Sherars Falls is the final waterfall along the Deschutes River. The falls drop about 15 feet into a narrow horseshoe shaped trough carved in the vast flood basalt formations blanketing eastern Oregon. The Deschutes has been heavily tapped for irrigation purposes and because of this Sherars Falls is not usually as burly as it could be with the river flowing naturally, but its still a fairly impressive cascade. The geology of the area is generally more interesting than the waterfall, river volume aside, and one can expect to see dozens of members of the Warm Springs Nation fishing at the falls - a long established tribal fishing ground.
- Sherars Falls is the Official name of this waterfall.
Sherars Falls was the site of a crossing point for local tribes as well as a sacred fishing ground. The falls are thought to have been discovered by Peter Skene Ogden in September of 1826. The first bridge was constructed below the falls in 1860 by John Todd, and rebuilt in 1862 after it washed away in floods. Through a series of transactions, the bridge was eventually transfered to Joseph Sherar, for whom the features were named, in 1871 who invested nearly $75,000 in maintenance and developing roads leading to the bridge.
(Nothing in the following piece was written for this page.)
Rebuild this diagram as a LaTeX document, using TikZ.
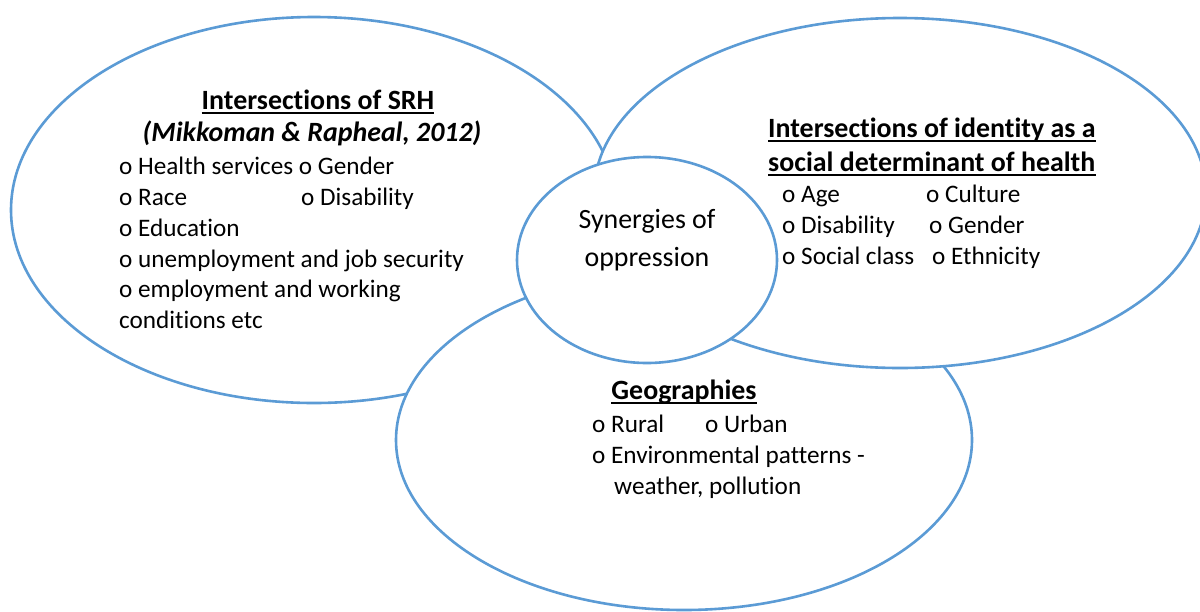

Sherars Falls is located east of Tygh Valley between Maupin and The Dalles. Take Highway 197 south from The Dalles then turn east on Highway 216 (signed for White River Falls and Sherars Bridge). Sherars Falls can be found about 7 1/2 miles from Highway 197, just above Sherars Bridge. The falls are located on tribal land and public access is only allowed on the west side of the river. Please obey the regulations posted on site and park where requested (there are designated areas for tribal members only).